ENTRIES PROVIDED.
====

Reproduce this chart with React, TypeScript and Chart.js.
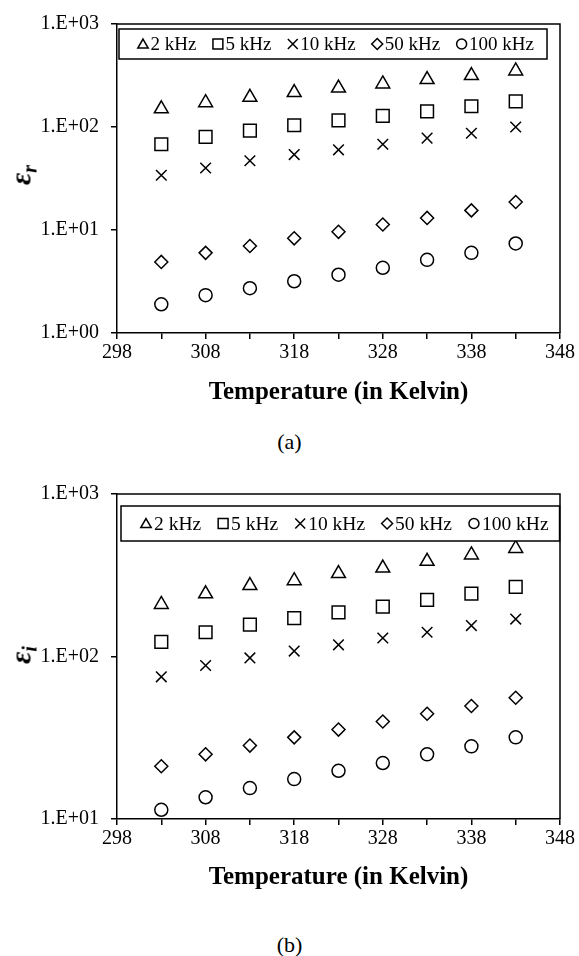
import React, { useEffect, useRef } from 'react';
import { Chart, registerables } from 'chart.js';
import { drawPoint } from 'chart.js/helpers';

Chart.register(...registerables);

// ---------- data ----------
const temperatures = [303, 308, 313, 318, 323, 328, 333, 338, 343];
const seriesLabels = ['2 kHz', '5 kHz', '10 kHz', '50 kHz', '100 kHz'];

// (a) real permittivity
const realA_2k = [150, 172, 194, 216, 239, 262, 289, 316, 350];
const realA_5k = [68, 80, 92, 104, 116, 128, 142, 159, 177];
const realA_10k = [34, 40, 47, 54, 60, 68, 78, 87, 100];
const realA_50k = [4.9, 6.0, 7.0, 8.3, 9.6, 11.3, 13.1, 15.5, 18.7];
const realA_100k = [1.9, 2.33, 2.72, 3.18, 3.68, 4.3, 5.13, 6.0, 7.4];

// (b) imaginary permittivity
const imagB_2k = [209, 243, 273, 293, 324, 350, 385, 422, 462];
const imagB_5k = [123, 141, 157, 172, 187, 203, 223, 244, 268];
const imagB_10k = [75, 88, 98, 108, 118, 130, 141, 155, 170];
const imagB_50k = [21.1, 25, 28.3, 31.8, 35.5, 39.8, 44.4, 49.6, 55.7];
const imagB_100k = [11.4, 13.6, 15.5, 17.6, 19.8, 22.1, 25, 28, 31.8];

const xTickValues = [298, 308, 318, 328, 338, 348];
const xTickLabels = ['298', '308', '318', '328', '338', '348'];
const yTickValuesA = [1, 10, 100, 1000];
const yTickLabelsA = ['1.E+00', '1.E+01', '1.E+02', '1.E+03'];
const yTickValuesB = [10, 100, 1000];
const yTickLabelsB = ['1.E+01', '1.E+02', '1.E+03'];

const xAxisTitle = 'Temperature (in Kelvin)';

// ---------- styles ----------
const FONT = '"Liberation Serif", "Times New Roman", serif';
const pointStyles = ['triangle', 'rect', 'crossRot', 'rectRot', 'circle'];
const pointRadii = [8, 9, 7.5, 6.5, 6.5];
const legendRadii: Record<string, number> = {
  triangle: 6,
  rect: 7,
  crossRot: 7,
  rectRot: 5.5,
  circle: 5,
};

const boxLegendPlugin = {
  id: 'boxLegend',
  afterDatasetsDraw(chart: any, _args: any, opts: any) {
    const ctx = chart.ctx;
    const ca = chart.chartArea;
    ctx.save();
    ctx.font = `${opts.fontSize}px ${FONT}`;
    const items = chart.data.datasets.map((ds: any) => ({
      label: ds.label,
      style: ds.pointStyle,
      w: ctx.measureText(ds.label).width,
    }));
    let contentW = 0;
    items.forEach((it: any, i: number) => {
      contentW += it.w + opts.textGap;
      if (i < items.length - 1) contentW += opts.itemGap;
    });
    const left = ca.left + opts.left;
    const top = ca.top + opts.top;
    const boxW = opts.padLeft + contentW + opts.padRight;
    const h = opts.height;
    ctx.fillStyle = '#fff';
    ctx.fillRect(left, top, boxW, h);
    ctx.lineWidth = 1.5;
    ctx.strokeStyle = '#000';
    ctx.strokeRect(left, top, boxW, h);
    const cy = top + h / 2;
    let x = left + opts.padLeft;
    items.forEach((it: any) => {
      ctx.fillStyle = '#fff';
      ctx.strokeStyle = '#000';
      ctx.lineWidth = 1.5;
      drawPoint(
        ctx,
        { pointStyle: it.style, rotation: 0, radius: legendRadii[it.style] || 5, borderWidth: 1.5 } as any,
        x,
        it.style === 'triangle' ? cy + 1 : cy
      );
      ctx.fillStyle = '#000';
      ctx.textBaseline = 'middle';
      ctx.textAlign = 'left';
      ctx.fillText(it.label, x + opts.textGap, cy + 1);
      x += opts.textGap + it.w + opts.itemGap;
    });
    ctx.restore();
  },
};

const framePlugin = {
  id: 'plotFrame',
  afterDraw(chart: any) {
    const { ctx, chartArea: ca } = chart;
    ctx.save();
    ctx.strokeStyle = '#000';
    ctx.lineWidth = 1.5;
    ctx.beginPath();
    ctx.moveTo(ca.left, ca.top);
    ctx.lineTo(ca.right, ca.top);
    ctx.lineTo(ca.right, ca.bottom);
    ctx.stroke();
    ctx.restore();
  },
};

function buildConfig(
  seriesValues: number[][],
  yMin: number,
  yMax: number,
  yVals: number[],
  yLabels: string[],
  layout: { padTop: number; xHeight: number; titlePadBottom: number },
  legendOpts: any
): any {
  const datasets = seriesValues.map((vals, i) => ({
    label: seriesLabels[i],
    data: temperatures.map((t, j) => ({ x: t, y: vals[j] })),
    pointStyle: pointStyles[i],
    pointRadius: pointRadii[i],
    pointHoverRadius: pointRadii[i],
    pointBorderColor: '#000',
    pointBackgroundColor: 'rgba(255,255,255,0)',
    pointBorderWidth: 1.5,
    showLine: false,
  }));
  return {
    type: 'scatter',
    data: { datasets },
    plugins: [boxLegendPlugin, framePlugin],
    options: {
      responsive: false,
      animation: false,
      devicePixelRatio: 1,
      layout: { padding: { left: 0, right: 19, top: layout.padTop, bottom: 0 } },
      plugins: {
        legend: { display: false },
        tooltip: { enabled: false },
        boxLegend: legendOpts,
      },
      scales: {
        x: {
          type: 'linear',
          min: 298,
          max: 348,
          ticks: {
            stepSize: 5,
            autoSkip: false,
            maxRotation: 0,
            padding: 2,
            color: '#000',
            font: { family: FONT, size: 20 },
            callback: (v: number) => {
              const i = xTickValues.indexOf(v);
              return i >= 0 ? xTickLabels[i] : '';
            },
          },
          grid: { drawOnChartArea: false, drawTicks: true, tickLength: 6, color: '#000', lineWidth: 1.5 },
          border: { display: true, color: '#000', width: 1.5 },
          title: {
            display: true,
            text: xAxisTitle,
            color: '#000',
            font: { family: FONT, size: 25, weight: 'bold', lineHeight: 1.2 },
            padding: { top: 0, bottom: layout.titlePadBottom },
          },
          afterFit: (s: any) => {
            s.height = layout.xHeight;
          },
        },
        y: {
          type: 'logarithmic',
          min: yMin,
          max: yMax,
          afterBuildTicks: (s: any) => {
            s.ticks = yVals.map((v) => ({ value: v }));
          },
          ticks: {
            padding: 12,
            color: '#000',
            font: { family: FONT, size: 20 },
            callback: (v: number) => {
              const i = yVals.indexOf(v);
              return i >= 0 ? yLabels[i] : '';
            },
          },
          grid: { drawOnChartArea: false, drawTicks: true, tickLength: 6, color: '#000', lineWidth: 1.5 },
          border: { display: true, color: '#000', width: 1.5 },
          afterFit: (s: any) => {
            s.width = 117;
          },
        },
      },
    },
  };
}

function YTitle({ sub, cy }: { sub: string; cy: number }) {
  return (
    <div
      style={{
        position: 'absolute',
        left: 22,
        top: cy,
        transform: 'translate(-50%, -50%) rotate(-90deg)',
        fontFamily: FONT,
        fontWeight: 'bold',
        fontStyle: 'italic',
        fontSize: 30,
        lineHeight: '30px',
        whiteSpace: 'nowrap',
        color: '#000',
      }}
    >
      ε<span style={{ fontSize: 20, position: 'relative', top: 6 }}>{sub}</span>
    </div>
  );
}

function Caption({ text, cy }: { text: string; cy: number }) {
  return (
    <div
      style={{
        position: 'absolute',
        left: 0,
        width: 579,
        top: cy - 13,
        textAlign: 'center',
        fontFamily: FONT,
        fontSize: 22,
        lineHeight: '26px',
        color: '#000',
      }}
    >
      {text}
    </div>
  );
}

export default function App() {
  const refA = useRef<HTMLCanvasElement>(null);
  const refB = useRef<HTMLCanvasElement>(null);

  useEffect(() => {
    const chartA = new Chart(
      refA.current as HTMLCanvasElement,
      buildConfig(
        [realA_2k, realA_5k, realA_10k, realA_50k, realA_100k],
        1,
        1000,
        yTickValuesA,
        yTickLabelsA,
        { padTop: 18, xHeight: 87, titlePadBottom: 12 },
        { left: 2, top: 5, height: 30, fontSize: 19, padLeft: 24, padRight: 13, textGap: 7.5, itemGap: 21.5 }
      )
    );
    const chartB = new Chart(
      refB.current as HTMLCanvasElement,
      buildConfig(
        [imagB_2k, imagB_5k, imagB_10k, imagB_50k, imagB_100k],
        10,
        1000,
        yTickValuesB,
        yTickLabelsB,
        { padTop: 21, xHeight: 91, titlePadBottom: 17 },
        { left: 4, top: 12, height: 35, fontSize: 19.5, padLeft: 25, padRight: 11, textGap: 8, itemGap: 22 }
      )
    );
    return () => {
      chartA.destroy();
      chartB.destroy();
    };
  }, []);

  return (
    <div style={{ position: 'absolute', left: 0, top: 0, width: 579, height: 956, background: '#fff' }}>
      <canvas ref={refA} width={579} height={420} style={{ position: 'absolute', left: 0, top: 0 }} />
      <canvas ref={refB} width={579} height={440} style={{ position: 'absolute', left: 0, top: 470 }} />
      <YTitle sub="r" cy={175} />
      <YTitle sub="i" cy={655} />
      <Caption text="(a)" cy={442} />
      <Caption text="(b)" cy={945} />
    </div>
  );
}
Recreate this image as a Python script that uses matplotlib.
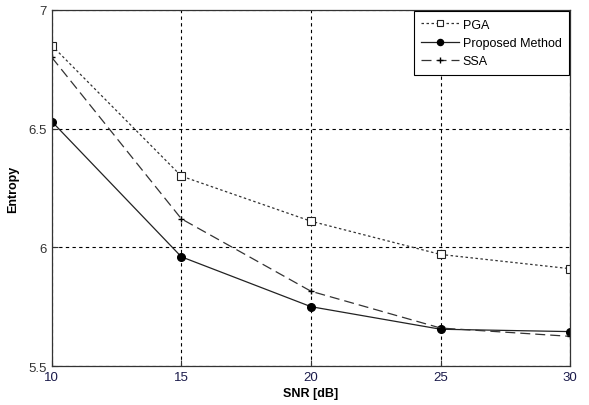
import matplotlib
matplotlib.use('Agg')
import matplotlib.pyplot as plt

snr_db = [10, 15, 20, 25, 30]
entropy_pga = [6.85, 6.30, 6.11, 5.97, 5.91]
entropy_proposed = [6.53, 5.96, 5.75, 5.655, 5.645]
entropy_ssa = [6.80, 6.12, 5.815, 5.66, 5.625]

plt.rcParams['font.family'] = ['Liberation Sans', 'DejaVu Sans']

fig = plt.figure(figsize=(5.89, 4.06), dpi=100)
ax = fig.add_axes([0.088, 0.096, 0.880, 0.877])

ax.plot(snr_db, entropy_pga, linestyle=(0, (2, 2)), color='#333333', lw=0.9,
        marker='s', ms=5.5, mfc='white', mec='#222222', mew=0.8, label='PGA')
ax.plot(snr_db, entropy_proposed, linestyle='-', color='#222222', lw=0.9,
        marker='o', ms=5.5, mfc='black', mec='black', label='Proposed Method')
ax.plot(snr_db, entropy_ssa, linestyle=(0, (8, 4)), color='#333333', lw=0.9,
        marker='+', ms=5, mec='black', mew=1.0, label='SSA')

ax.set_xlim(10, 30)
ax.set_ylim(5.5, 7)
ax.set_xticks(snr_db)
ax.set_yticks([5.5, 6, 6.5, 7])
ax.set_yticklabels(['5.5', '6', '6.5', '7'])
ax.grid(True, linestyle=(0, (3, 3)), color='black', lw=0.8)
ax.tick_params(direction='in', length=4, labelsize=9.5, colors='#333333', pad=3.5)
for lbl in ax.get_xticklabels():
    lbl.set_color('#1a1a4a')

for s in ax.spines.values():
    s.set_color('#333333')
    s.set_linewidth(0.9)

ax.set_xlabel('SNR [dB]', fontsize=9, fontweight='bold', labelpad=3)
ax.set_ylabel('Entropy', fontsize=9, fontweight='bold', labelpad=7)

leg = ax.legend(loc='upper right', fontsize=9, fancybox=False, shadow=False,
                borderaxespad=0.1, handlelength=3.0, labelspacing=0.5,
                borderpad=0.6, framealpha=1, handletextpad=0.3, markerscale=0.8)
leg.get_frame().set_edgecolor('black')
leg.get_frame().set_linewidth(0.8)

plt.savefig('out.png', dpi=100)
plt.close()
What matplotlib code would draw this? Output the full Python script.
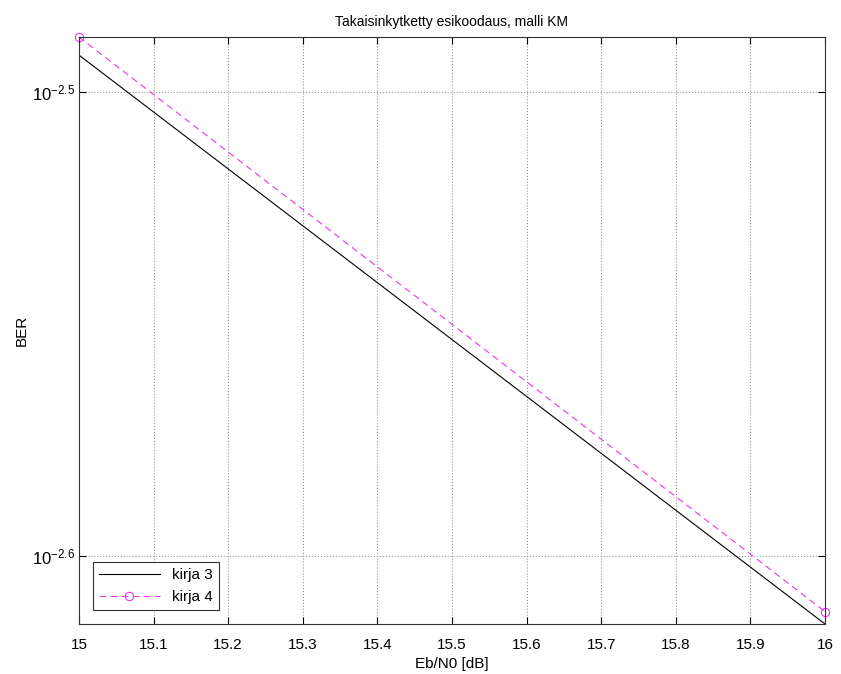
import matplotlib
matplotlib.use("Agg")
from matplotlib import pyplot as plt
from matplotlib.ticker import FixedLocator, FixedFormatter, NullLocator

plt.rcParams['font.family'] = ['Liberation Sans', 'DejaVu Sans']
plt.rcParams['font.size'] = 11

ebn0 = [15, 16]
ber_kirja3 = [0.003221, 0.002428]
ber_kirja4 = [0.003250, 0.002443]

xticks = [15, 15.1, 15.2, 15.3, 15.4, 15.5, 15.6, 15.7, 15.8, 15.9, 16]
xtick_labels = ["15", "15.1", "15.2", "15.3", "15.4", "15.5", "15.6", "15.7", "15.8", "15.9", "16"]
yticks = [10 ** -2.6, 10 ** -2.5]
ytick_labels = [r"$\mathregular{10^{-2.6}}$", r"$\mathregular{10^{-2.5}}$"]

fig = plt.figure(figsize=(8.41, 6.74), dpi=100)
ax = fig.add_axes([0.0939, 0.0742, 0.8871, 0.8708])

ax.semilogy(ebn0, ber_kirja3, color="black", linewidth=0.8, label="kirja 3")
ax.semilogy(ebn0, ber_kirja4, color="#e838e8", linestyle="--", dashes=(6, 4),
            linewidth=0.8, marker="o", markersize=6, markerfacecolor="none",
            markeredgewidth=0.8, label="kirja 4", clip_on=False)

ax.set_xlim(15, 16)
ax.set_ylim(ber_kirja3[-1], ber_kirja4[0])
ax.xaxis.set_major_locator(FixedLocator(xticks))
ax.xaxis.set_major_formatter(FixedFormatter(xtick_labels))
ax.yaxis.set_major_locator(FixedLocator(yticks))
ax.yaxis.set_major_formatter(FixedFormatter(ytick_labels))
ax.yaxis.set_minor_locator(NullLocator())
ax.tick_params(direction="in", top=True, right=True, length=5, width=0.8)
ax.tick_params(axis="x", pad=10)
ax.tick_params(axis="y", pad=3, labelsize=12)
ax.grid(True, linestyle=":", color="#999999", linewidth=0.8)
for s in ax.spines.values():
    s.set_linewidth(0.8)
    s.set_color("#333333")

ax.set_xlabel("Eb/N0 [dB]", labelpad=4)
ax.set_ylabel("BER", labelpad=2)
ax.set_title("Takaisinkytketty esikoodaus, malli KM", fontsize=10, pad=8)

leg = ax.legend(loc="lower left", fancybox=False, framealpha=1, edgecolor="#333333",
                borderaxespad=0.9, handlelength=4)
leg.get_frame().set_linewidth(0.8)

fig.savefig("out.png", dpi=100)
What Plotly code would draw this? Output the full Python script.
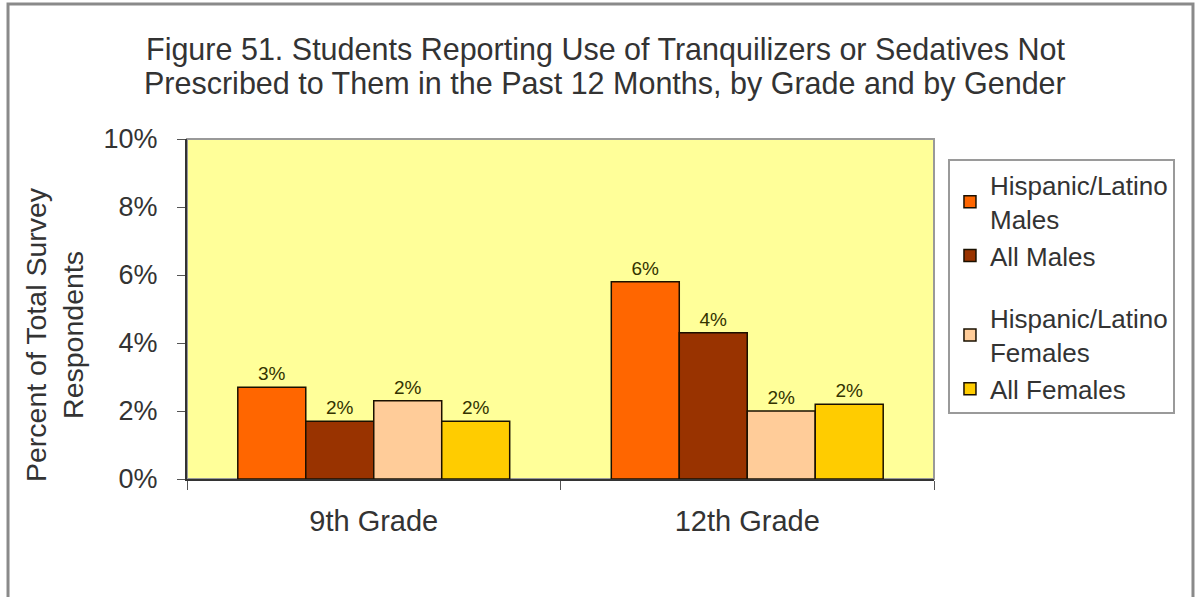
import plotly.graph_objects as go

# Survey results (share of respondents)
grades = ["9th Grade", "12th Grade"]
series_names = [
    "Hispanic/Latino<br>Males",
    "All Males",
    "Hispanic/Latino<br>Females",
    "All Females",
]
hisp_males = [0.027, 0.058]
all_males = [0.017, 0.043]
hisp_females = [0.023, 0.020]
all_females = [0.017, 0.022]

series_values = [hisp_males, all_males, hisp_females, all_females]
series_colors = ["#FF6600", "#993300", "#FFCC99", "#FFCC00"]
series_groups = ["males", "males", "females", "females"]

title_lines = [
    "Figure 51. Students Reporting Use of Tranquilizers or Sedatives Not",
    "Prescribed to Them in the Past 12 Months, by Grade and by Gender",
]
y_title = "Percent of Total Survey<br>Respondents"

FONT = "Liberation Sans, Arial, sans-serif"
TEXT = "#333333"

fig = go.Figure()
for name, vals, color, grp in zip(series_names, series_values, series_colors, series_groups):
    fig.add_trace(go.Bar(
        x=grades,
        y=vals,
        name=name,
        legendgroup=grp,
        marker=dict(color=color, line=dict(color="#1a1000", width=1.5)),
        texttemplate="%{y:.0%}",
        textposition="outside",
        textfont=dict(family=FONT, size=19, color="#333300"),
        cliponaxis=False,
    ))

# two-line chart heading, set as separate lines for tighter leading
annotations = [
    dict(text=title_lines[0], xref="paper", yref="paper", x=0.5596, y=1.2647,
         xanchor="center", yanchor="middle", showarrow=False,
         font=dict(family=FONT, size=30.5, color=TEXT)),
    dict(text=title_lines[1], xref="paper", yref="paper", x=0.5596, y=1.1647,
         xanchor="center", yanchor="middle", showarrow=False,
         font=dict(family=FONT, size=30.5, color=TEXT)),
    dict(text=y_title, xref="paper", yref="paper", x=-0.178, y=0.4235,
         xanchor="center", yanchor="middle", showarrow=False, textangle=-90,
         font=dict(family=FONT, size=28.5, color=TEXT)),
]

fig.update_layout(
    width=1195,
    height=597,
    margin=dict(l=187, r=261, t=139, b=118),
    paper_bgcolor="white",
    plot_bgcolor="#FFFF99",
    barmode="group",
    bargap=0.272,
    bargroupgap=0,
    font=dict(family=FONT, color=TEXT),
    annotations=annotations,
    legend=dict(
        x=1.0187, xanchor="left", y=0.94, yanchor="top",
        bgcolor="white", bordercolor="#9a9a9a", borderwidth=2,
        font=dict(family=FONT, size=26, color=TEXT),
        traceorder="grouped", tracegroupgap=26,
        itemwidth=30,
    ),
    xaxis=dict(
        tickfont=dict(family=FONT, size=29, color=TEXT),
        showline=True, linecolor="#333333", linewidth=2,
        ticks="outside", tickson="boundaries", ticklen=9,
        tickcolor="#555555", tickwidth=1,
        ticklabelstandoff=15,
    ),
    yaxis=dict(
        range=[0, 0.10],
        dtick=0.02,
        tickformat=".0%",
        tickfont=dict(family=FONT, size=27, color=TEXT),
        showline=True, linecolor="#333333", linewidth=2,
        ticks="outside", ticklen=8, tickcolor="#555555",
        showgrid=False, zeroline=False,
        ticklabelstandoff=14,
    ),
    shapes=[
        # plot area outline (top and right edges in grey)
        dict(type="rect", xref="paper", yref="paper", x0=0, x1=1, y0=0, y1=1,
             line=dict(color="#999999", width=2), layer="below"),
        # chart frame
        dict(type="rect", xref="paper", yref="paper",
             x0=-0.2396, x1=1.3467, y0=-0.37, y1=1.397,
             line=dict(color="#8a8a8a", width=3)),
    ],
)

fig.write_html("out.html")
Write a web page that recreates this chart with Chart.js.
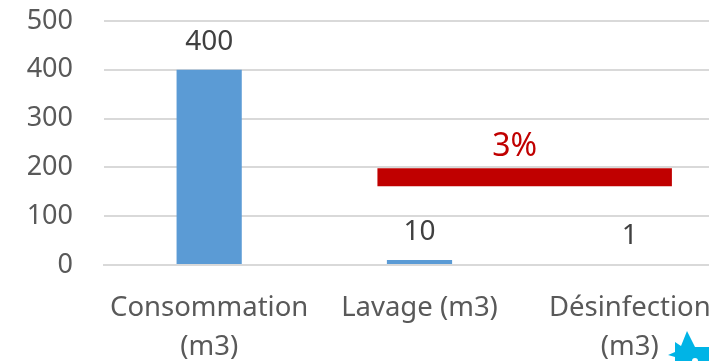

====

TO BE DONE.
From the line containing "What matplotlib code" through the line containing "ber_kirja4 = [0.003250, 0.002443]", copy every line above exactly, without pictures.

RESULT.
What matplotlib code would draw this? Output the full Python script.
import matplotlib
matplotlib.use("Agg")
from matplotlib import pyplot as plt
from matplotlib.ticker import FixedLocator, FixedFormatter, NullLocator

plt.rcParams['font.family'] = ['Liberation Sans', 'DejaVu Sans']
plt.rcParams['font.size'] = 11

ebn0 = [15, 16]
ber_kirja3 = [0.003221, 0.002428]
ber_kirja4 = [0.003250, 0.002443]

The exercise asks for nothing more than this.